(Figure scripts)
::::::::

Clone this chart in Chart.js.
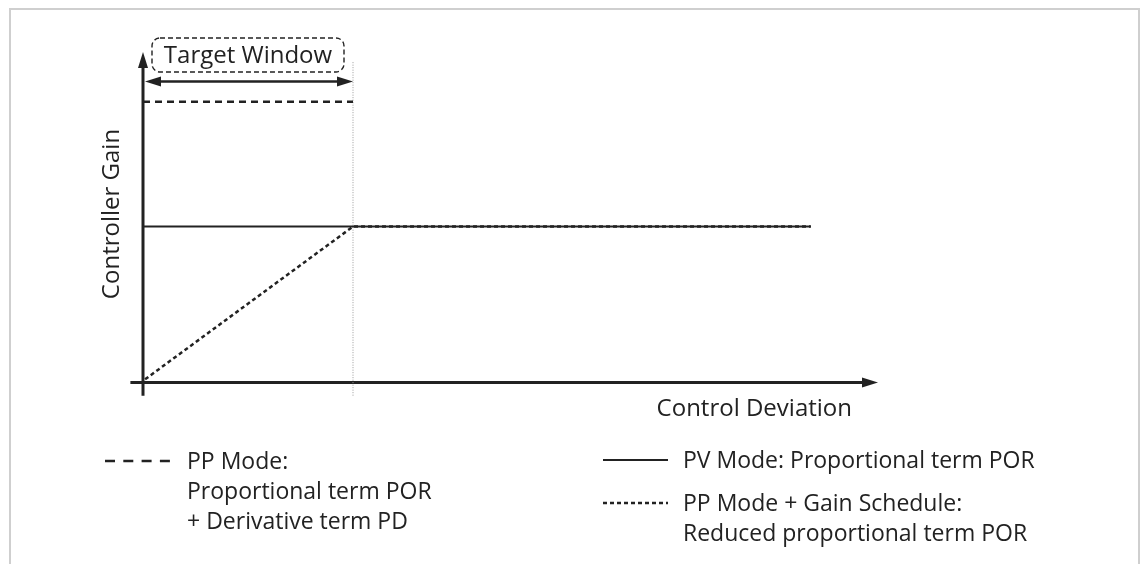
<!DOCTYPE html>
<html>
<head>
<meta charset="utf-8">
<script src="https://cdn.jsdelivr.net/npm/chart.js@4.4.1/dist/chart.umd.min.js"></script>
<style>
html,body{margin:0;padding:0;background:#fff;}
#wrap{position:relative;width:1143px;height:564px;}
#frame{position:absolute;left:9px;top:8px;width:1131px;height:600px;border:2px solid #cfcfcf;box-sizing:border-box;}
canvas{position:absolute;left:0;top:0;}
</style>
</head>
<body>
<div id="wrap"><div id="frame"></div><canvas id="c" width="1143" height="564"></canvas></div>
<script>
// ---- data (x: control deviation, y: controller gain; arbitrary units) ----
const targetWindow = 1.0;          // end of target window on x
const xAxisEnd = 3.5;
const ppX = [0, 1.0];
const ppY = [1.8, 1.8];
const pvX = [0, 3.18];
const pvY = [1.0, 1.0];
const gsX = [0.01, 1.0, 3.18];
const gsY = [0.02, 1.0, 1.0];
const guideX = [1.0, 1.0];
const guideY = [-0.085, 2.06];
const labels = {
  target: 'Target Window',
  yTitle: 'Controller Gain',
  xTitle: 'Control Deviation'
};
const legendLeft = ['PP Mode:', 'Proportional term POR', '+ Derivative term PD'];
const legendRight1 = ['PV Mode: Proportional term POR'];
const legendRight2 = ['PP Mode + Gain Schedule:', 'Reduced proportional term POR'];

const ink = '#222222';
const FONT = '24px "Open Sans", "Noto Sans", sans-serif';
const LFONT = '23px "Open Sans", "Noto Sans", sans-serif';
const pts = (xs, ys) => xs.map((x, i) => ({x, y: ys[i]}));

function arrowHead(ctx, x, y, dir, len, half) {
  ctx.beginPath();
  if (dir === 'right') { ctx.moveTo(x, y); ctx.lineTo(x - len, y - half); ctx.lineTo(x - len, y + half); }
  if (dir === 'left')  { ctx.moveTo(x, y); ctx.lineTo(x + len, y - half); ctx.lineTo(x + len, y + half); }
  if (dir === 'up')    { ctx.moveTo(x, y); ctx.lineTo(x - half, y + len); ctx.lineTo(x + half, y + len); }
  ctx.closePath();
  ctx.fill();
}

const decor = {
  id: 'decor',
  beforeDatasetsDraw(chart) {
    const {ctx, scales: {x, y}} = chart;
    ctx.save();
    ctx.strokeStyle = ink; ctx.fillStyle = ink;
    // axes
    ctx.lineWidth = 3; ctx.setLineDash([]);
    const x0 = x.getPixelForValue(0), y0 = y.getPixelForValue(0);
    ctx.beginPath();
    ctx.moveTo(x.getPixelForValue(-0.06), y0);
    ctx.lineTo(x.getPixelForValue(xAxisEnd) - 10, y0);
    ctx.moveTo(x0, y.getPixelForValue(-0.085));
    ctx.lineTo(x0, y.getPixelForValue(2.12) + 10);
    ctx.stroke();
    arrowHead(ctx, x.getPixelForValue(xAxisEnd), y0, 'right', 16, 5);
    arrowHead(ctx, x0, y.getPixelForValue(2.12), 'up', 16, 5);
    // double arrow for target window
    const ya = y.getPixelForValue(1.93);
    const xr = x.getPixelForValue(targetWindow);
    ctx.lineWidth = 2.5;
    ctx.beginPath();
    ctx.moveTo(x0 + 10, ya); ctx.lineTo(xr - 10, ya); ctx.stroke();
    arrowHead(ctx, x0 + 2, ya, 'left', 16, 5);
    arrowHead(ctx, xr, ya, 'right', 16, 5);
    // target window box
    ctx.lineWidth = 1.4; ctx.setLineDash([5, 3]);
    const bx = 152, by = 38, bw = 192, bh = 34, r = 8;
    ctx.beginPath();
    ctx.roundRect(bx, by, bw, bh, r);
    ctx.stroke();
    ctx.setLineDash([]);
    ctx.font = FONT; ctx.textBaseline = 'middle';
    ctx.textAlign = 'center';
    ctx.fillText(labels.target, bx + bw / 2, by + bh / 2 + 1);
    // axis titles
    ctx.textAlign = 'right';
    ctx.fillText(labels.xTitle, 852, 409);
    ctx.save();
    ctx.translate(112, 214); ctx.rotate(-Math.PI / 2);
    ctx.textAlign = 'center';
    ctx.fillText(labels.yTitle, 0, 0);
    ctx.restore();
    // legend
    ctx.font = LFONT;
    ctx.textAlign = 'left';
    const ds = chart.data.datasets;
    const sample = (d, x1, x2, yy) => {
      ctx.save();
      ctx.strokeStyle = d.borderColor; ctx.lineWidth = d.borderWidth;
      ctx.setLineDash(d.legendDash || d.borderDash || []);
      ctx.beginPath(); ctx.moveTo(x1, yy); ctx.lineTo(x2, yy); ctx.stroke();
      ctx.restore();
    };
    sample(ds[0], 105, 170, 461);
    legendLeft.forEach((t, i) => ctx.fillText(t, 187, 462 + i * 30));
    sample(ds[1], 603, 668, 460);
    legendRight1.forEach((t, i) => ctx.fillText(t, 683, 461 + i * 30));
    sample(ds[2], 603, 668, 503);
    legendRight2.forEach((t, i) => ctx.fillText(t, 683, 504 + i * 30));
    ctx.restore();
  }
};

new Chart(document.getElementById('c'), {
  type: 'scatter',
  data: {
    datasets: [
      {label: 'PP Mode', data: pts(ppX, ppY), showLine: true, borderColor: ink, borderWidth: 2.5, borderDash: [7, 5], legendDash: [10, 8.3], pointRadius: 0},
      {label: 'PV Mode', data: pts(pvX, pvY), showLine: true, borderColor: ink, borderWidth: 2, borderDash: [], pointRadius: 0},
      {label: 'PP Mode + Gain Schedule', data: pts(gsX, gsY), showLine: true, borderColor: ink, borderWidth: 2.5, borderDash: [4, 3], pointRadius: 0},
      {label: 'guide', data: pts(guideX, guideY), showLine: true, borderColor: '#9a9a9a', borderWidth: 1, borderDash: [1, 1.5], pointRadius: 0}
    ]
  },
  options: {
    responsive: false,
    animation: false,
    events: [],
    layout: {padding: {left: 122, right: 265, top: 52, bottom: 166}},
    plugins: {legend: {display: false}, tooltip: {enabled: false}},
    scales: {
      x: {type: 'linear', min: -0.1, max: 3.5, display: false},
      y: {type: 'linear', min: -0.1, max: 2.12, display: false}
    },
    elements: {line: {tension: 0}}
  },
  plugins: [decor]
});
</script>
</body>
</html>
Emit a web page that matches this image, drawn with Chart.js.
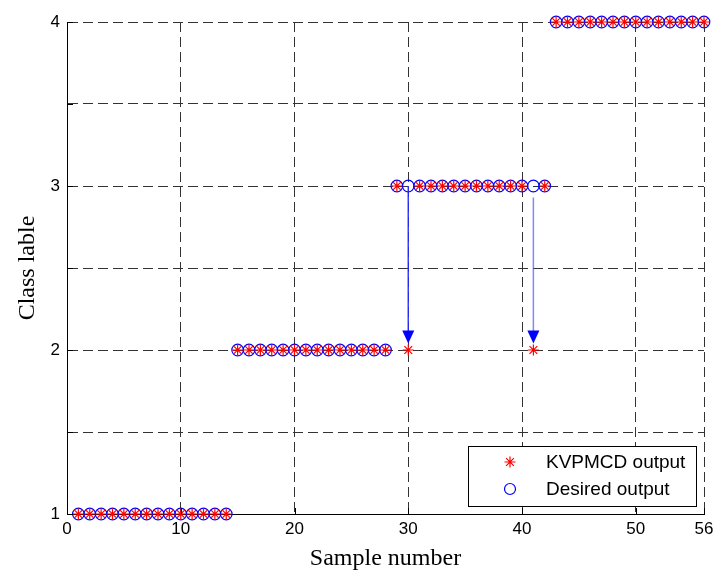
<!DOCTYPE html>
<html>
<head>
<meta charset="utf-8">
<script src="https://cdn.jsdelivr.net/npm/chart.js@4/dist/chart.umd.min.js"></script>
<style>
  html, body { margin: 0; padding: 0; background: #fff; }
  #wrap { width: 714px; height: 573px; }
</style>
</head>
<body>
<div id="wrap"><canvas id="classChart" width="714" height="573"></canvas></div>
<script>
// sample index and class labels
const samples = [1,2,3,4,5,6,7,8,9,10,11,12,13,14,
                 15,16,17,18,19,20,21,22,23,24,25,26,27,28,
                 29,30,31,32,33,34,35,36,37,38,39,40,41,42,
                 43,44,45,46,47,48,49,50,51,52,53,54,55,56];
const desired = [1,1,1,1,1,1,1,1,1,1,1,1,1,1,
                 2,2,2,2,2,2,2,2,2,2,2,2,2,2,
                 3,3,3,3,3,3,3,3,3,3,3,3,3,3,
                 4,4,4,4,4,4,4,4,4,4,4,4,4,4];
const kvpmcd  = [1,1,1,1,1,1,1,1,1,1,1,1,1,1,
                 2,2,2,2,2,2,2,2,2,2,2,2,2,2,
                 3,2,3,3,3,3,3,3,3,3,3,3,2,3,
                 4,4,4,4,4,4,4,4,4,4,4,4,4,4];
const seriesNames = ["KVPMCD output", "Desired output"];

// misclassified samples (arrows from desired class to predicted class)
const arrowSamples = [30, 41];
const arrowFrom = [3, 2.93];
const arrowTo = [2.04, 2.04];

const xTicks = [0, 10, 20, 30, 40, 50, 56];
const yTicks = [1, 1.5, 2, 2.5, 3, 3.5, 4];

function toPoints(xs, ys) {
  return xs.map(function(x, i) { return { x: x, y: ys[i] }; });
}

const tickFont = { family: "'Liberation Sans', Arial, sans-serif", size: 17 };
const titleFont = { family: "'Liberation Serif', 'Times New Roman', serif", size: 24 };

// small inward ticks, misclassification arrows and the boxed legend
const extras = {
  id: 'extras',
  afterDatasetsDraw: function(chart) {
    const ctx = chart.ctx;
    const xs = chart.scales.x, ys = chart.scales.y;
    ctx.save();
    for (var i = 0; i < arrowSamples.length; i++) {
      var px = xs.getPixelForValue(arrowSamples[i]);
      var y0 = ys.getPixelForValue(arrowFrom[i]);
      var y1 = ys.getPixelForValue(arrowTo[i]);
      ctx.strokeStyle = i === 0 ? 'rgba(40,40,255,0.9)' : 'rgba(80,80,255,0.7)';
      ctx.lineWidth = 1.5;
      ctx.beginPath();
      ctx.moveTo(px, y0);
      ctx.lineTo(px, y1 - 12);
      ctx.stroke();
      ctx.fillStyle = '#0000ff';
      ctx.beginPath();
      ctx.moveTo(px - 6, y1 - 13);
      ctx.lineTo(px + 6, y1 - 13);
      ctx.lineTo(px, y1);
      ctx.closePath();
      ctx.fill();
    }
    ctx.restore();
  },
  afterDraw: function(chart) {
    const ctx = chart.ctx;
    const a = chart.chartArea;
    const xs = chart.scales.x, ys = chart.scales.y;
    ctx.save();
    ctx.strokeStyle = '#000';
    ctx.lineWidth = 1;
    xs.ticks.forEach(function(t) {
      var px = Math.round(xs.getPixelForValue(t.value)) + 0.5;
      ctx.beginPath();
      ctx.moveTo(px, a.bottom);
      ctx.lineTo(px, a.bottom - 6);
      ctx.stroke();
    });
    ys.ticks.forEach(function(t) {
      var py = Math.round(ys.getPixelForValue(t.value)) + 0.5;
      ctx.beginPath();
      ctx.moveTo(a.left, py);
      ctx.lineTo(a.left + 6, py);
      ctx.stroke();
    });

    // legend box in the lower right corner
    var bx = a.right - 236, by = a.bottom - 68, bw = 228, bh = 60;
    ctx.fillStyle = '#fff';
    ctx.fillRect(bx, by, bw, bh);
    ctx.strokeStyle = '#000';
    ctx.strokeRect(bx + 0.5, by + 0.5, bw, bh);
    ctx.font = "19px 'Liberation Sans', Arial, sans-serif";
    ctx.textBaseline = 'middle';
    chart.data.datasets.forEach(function(ds, i) {
      var cy = by + 16 + i * 27;
      var cx = bx + 42;
      ctx.strokeStyle = ds.borderColor;
      ctx.lineWidth = 1.2;
      if (ds.pointStyle === 'star') {
        var r = 5.5;
        ctx.beginPath();
        for (var k = 0; k < 4; k++) {
          var ang = k * Math.PI / 4;
          ctx.moveTo(cx - r * Math.cos(ang), cy - r * Math.sin(ang));
          ctx.lineTo(cx + r * Math.cos(ang), cy + r * Math.sin(ang));
        }
        ctx.stroke();
      } else {
        ctx.beginPath();
        ctx.arc(cx, cy, 5.5, 0, Math.PI * 2);
        ctx.stroke();
      }
      ctx.fillStyle = '#000';
      ctx.fillText(ds.label, bx + 78, cy + 1);
    });
    ctx.restore();
  }
};

const CHART = document.getElementById("classChart");
var classChart = new Chart(CHART, {
  type: 'scatter',
  data: {
    datasets: [{
      label: seriesNames[0],
      data: toPoints(samples, kvpmcd),
      pointStyle: 'star',
      pointRadius: 5.5,
      borderColor: '#ff0000',
      backgroundColor: '#ff0000',
      pointBorderWidth: 1.2,
      clip: false
    }, {
      label: seriesNames[1],
      data: toPoints(samples, desired),
      pointStyle: 'circle',
      pointRadius: 5.8,
      borderColor: '#0000ff',
      backgroundColor: 'rgba(0,0,0,0)',
      pointBorderWidth: 1.2,
      clip: false
    }]
  },
  options: {
    responsive: false,
    animation: false,
    layout: { padding: { top: 22, right: 10, left: 0, bottom: 0 } },
    plugins: {
      legend: { display: false },
      tooltip: { enabled: false }
    },
    scales: {
      x: {
        type: 'linear',
        min: 0,
        max: 56,
        afterBuildTicks: function(scale) {
          scale.ticks = xTicks.map(function(v) { return { value: v }; });
        },
        afterFit: function(scale) {
          scale.height = 59;
          scale.paddingLeft = 0;
          scale.paddingRight = 0;
        },
        ticks: {
          autoSkip: false,
          maxRotation: 0,
          padding: 5,
          color: '#000',
          font: tickFont
        },
        grid: { color: '#333', lineWidth: 1, drawTicks: false },
        border: { display: true, color: '#000', width: 1, dash: [10, 5] },
        title: {
          display: true,
          text: 'Sample number',
          color: '#000',
          font: titleFont,
          padding: { top: 0, bottom: 0 }
        }
      },
      y: {
        type: 'linear',
        min: 1,
        max: 4,
        afterBuildTicks: function(scale) {
          scale.ticks = yTicks.map(function(v) { return { value: v }; });
        },
        afterFit: function(scale) {
          scale.width = 67;
          scale.paddingTop = 0;
          scale.paddingBottom = 0;
        },
        ticks: {
          autoSkip: false,
          padding: 7,
          color: '#000',
          font: tickFont,
          callback: function(v) { return Number.isInteger(v) ? String(v) : ''; }
        },
        grid: { color: '#333', lineWidth: 1, drawTicks: false },
        border: { display: true, color: '#000', width: 1, dash: [10, 5] },
        title: {
          display: true,
          text: 'Class lable',
          color: '#000',
          font: titleFont,
          padding: { top: 13, bottom: 0 }
        }
      }
    }
  },
  plugins: [extras]
});
</script>
</body>
</html>
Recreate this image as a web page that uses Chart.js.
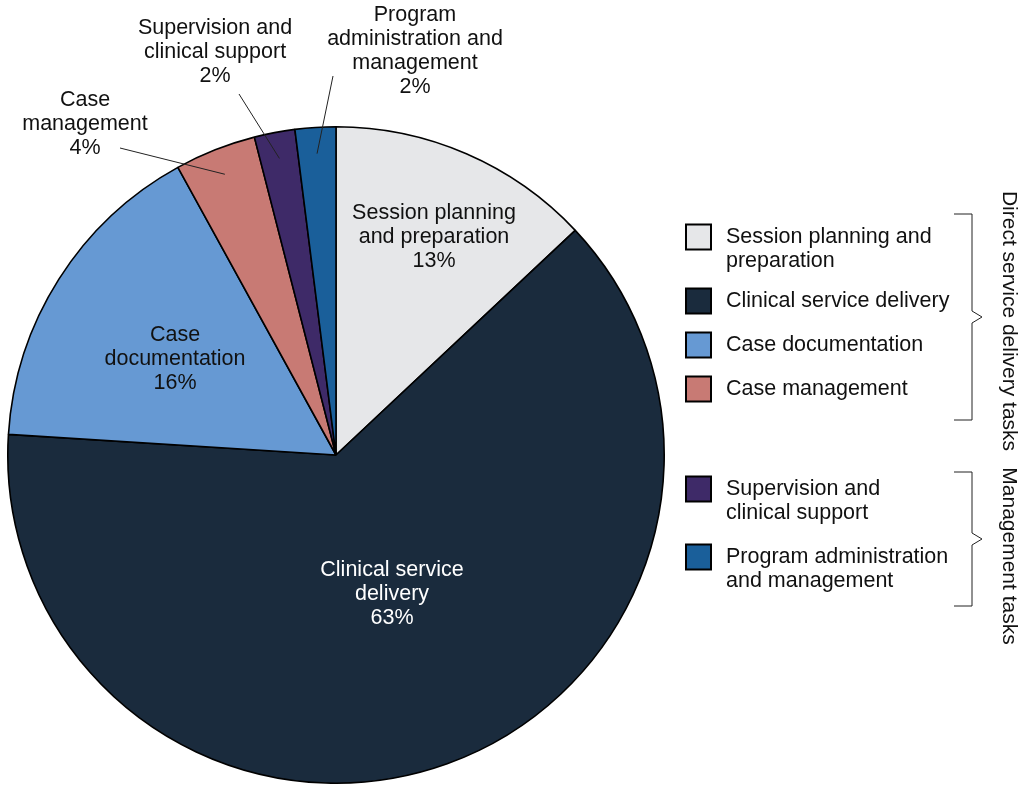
<!DOCTYPE html>
<html>
<head>
<meta charset="utf-8">
<title>Time use by task</title>
<script src="https://cdn.jsdelivr.net/npm/chart.js@4.4.1/dist/chart.umd.min.js"></script>
<style>
  html, body { margin: 0; padding: 0; background: #fff; }
  #wrap { width: 1021px; height: 785px; position: relative; }
</style>
</head>
<body>
<div id="wrap"><canvas id="c-pie"></canvas></div>
<script>
// Share of staff time by task (percent)
const categories = [
  'Session planning and preparation',
  'Clinical service delivery',
  'Case documentation',
  'Case management',
  'Supervision and clinical support',
  'Program administration and management'
];
const shares = [13, 63, 16, 4, 2, 2];

// wrapped text used on the pie and in the legend
const sliceLabels = [
  ['Session planning', 'and preparation'],
  ['Clinical service', 'delivery'],
  ['Case', 'documentation'],
  ['Case', 'management'],
  ['Supervision and', 'clinical support'],
  ['Program', 'administration and', 'management']
];
const legendLabels = [
  ['Session planning and', 'preparation'],
  ['Clinical service delivery'],
  ['Case documentation'],
  ['Case management'],
  ['Supervision and', 'clinical support'],
  ['Program administration', 'and management']
];
const groupNames = ['Direct service delivery tasks', 'Management tasks'];
const groupMembers = [[0, 1, 2, 3], [4, 5]];

const sliceColors = ['#e6e7e9', '#1a2b3d', '#6699d3', '#c87a74', '#3e2a68', '#1a5f9a'];

// label placement (first line centre) and optional leader start
const labelLayout = [
  { x: 434, y: 213, color: '#111' },
  { x: 392, y: 570, color: '#fff' },
  { x: 175, y: 335, color: '#111' },
  { x: 85,  y: 100, color: '#111', leader: [120, 148] },
  { x: 215, y: 28,  color: '#111', leader: [239, 94] },
  { x: 415, y: 15,  color: '#111', leader: [333, 76] }
];
const legendLayout = { swatchX: 686, swatch: 25, textX: 726, rows: [237, 301, 345, 389, 489, 557] };
const bracketLayout = [
  { x: 972, top: 214, bottom: 420, tip: 982, textY: 321 },
  { x: 972, top: 472, bottom: 606, tip: 982, textY: 556 }
];
const FONT = '21.5px "Liberation Sans", Arial, sans-serif';
const GROUP_FONT = '21px "Liberation Sans", Arial, sans-serif';
const LINE_H = 24;

const pieLabels = {
  id: 'pieLabels',
  afterDraw(chart) {
    const ctx = chart.ctx;
    const arcs = chart.getDatasetMeta(0).data;
    ctx.save();
    ctx.font = FONT;
    ctx.textAlign = 'center';
    ctx.textBaseline = 'middle';

    arcs.forEach((arc, i) => {
      const lay = labelLayout[i];
      const lines = sliceLabels[i].concat([shares[i] + '%']);
      lines.forEach((t, k) => {
        ctx.fillStyle = lay.color;
        ctx.fillText(t, lay.x, lay.y + k * LINE_H);
      });
      if (lay.leader) {
        const { x, y, startAngle, endAngle, outerRadius } = arc.getProps(['x', 'y', 'startAngle', 'endAngle', 'outerRadius'], true);
        const mid = (startAngle + endAngle) / 2;
        const r = outerRadius * 0.92;
        ctx.strokeStyle = '#222';
        ctx.lineWidth = 1;
        ctx.beginPath();
        ctx.moveTo(lay.leader[0], lay.leader[1]);
        ctx.lineTo(x + Math.cos(mid) * r, y + Math.sin(mid) * r);
        ctx.stroke();
      }
    });
    ctx.restore();
  }
};

const groupedLegend = {
  id: 'groupedLegend',
  afterDraw(chart) {
    const ctx = chart.ctx;
    const ds = chart.data.datasets[0];
    const L = legendLayout;
    ctx.save();
    ctx.font = FONT;
    ctx.textBaseline = 'middle';

    legendLabels.forEach((lines, i) => {
      const cy = L.rows[i];
      ctx.fillStyle = ds.backgroundColor[i];
      ctx.fillRect(L.swatchX, cy - L.swatch / 2, L.swatch, L.swatch);
      ctx.strokeStyle = '#000';
      ctx.lineWidth = 2;
      ctx.strokeRect(L.swatchX, cy - L.swatch / 2, L.swatch, L.swatch);
      ctx.fillStyle = '#111';
      ctx.textAlign = 'left';
      lines.forEach((t, k) => ctx.fillText(t, L.textX, cy + k * LINE_H));
    });

    // right-hand braces with rotated group names
    bracketLayout.forEach((b, g) => {
      const mid = (b.top + b.bottom) / 2;
      ctx.strokeStyle = '#222';
      ctx.lineWidth = 1;
      ctx.beginPath();
      ctx.moveTo(b.x - 18, b.top);
      ctx.lineTo(b.x, b.top);
      ctx.lineTo(b.x, mid - 6);
      ctx.lineTo(b.tip, mid);
      ctx.lineTo(b.x, mid + 6);
      ctx.lineTo(b.x, b.bottom);
      ctx.lineTo(b.x - 18, b.bottom);
      ctx.stroke();

      ctx.save();
      ctx.translate(1009, b.textY);
      ctx.rotate(Math.PI / 2);
      ctx.font = GROUP_FONT;
      ctx.textAlign = 'center';
      ctx.fillStyle = '#111';
      ctx.fillText(groupNames[g], 0, 0);
      ctx.restore();
    });
    ctx.restore();
  }
};

new Chart(document.getElementById('c-pie'), {
  type: 'pie',
  data: {
    labels: categories,
    datasets: [{
      data: shares,
      backgroundColor: sliceColors,
      borderColor: '#000',
      borderWidth: 1.6
    }]
  },
  options: {
    responsive: true,
    maintainAspectRatio: false,
    animation: false,
    layout: { padding: { top: 126, bottom: 1, left: 7, right: 356 } },
    plugins: { legend: { display: false }, tooltip: { enabled: false } }
  },
  plugins: [pieLabels, groupedLegend]
});
</script>
</body>
</html>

::::::::

• The task:
From the listing above, repeat only the lines between the line containing "Emit a web page" and the line containing "Serif', 'Times New", those two included. Pictures are not part of the copy.

• Response:
Emit a web page that matches this image, drawn with Chart.js.
<!DOCTYPE html>
<html>
<head>
<meta charset="utf-8">
<script src="https://cdn.jsdelivr.net/npm/chart.js@4/dist/chart.umd.min.js"></script>
<style>
  html, body { margin: 0; padding: 0; background: #fff; }
  #wrap { width: 714px; height: 573px; }
</style>
</head>
<body>
<div id="wrap"><canvas id="classChart" width="714" height="573"></canvas></div>
<script>
// sample index and class labels
const samples = [1,2,3,4,5,6,7,8,9,10,11,12,13,14,
                 15,16,17,18,19,20,21,22,23,24,25,26,27,28,
                 29,30,31,32,33,34,35,36,37,38,39,40,41,42,
                 43,44,45,46,47,48,49,50,51,52,53,54,55,56];
const desired = [1,1,1,1,1,1,1,1,1,1,1,1,1,1,
                 2,2,2,2,2,2,2,2,2,2,2,2,2,2,
                 3,3,3,3,3,3,3,3,3,3,3,3,3,3,
                 4,4,4,4,4,4,4,4,4,4,4,4,4,4];
const kvpmcd  = [1,1,1,1,1,1,1,1,1,1,1,1,1,1,
                 2,2,2,2,2,2,2,2,2,2,2,2,2,2,
                 3,2,3,3,3,3,3,3,3,3,3,3,2,3,
                 4,4,4,4,4,4,4,4,4,4,4,4,4,4];
const seriesNames = ["KVPMCD output", "Desired output"];

// misclassified samples (arrows from desired class to predicted class)
const arrowSamples = [30, 41];
const arrowFrom = [3, 2.93];
const arrowTo = [2.04, 2.04];

const xTicks = [0, 10, 20, 30, 40, 50, 56];
const yTicks = [1, 1.5, 2, 2.5, 3, 3.5, 4];

function toPoints(xs, ys) {
  return xs.map(function(x, i) { return { x: x, y: ys[i] }; });
}

const tickFont = { family: "'Liberation Sans', Arial, sans-serif", size: 17 };
const titleFont = { family: "'Liberation Serif', 'Times New Roman', serif", size: 24 };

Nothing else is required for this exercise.